When students whether very young, more mature or a beginning adult, sits down.to learn an instrument, one of the earliest and most difficult task is to master note reading and timing. There is so little to help them put this new information in prospective. However the Animal Note Method has put fun animal faces on each of the standard notes. The name of each of these animal notes starts with the same letter that is used for that note in standard music notation. (When using the Do, Re, Mi system of identifying the notes each animal can be named the appropriate name, like Do, the Cat.) Each of the animals have a simple little story to help the learner find the correct placement for that note on the Grand Staff and on a keyboard. Word clues for the placement of the notes on the guitar and violin is not as easy, but it is still possible and helpful.

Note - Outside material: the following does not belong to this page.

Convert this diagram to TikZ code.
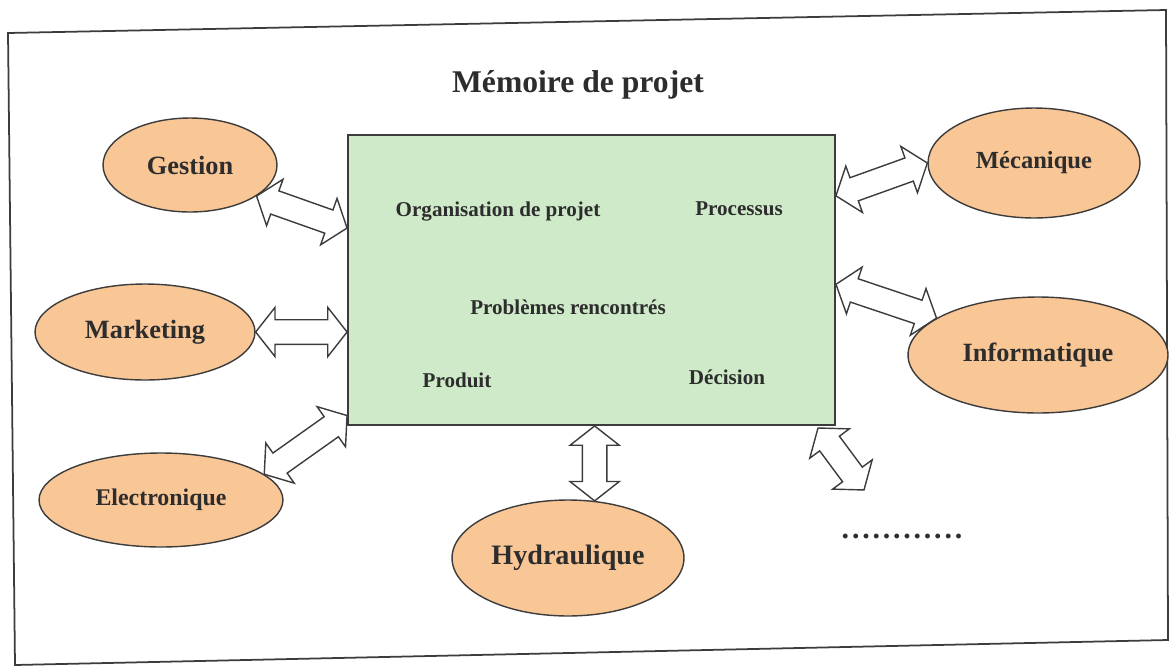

However, in my many hours of teaching I have not found our studio children have as much difficulty with placing the notes on these two instruments.
It is very difficult to learn correct timing when a student is not certain of the next note. The Animal Notes erase that problem so timing can be carefully and accurately learned, thus training the individual’s ear to recognize the length of sound correct for each note’s timing.
The Animal Note/standard note Flash Card along with the word clues help the student associate the face side of each note with that note’s back side (standard note). A regular review of these cards as the student progresses and the “Moving On in Music” books make the move to standard music easy and enjoyable. What level the “Animal Note” student begins playing in books written in standard music mostly depends on the age of the child, personality, dedication to music, and many other factors, but few have any difficulty reading the notes and the timing.
This method of beginning music is not only easier for your student it is fun for both your student and you. It is a “new kid on the block” well worth trying!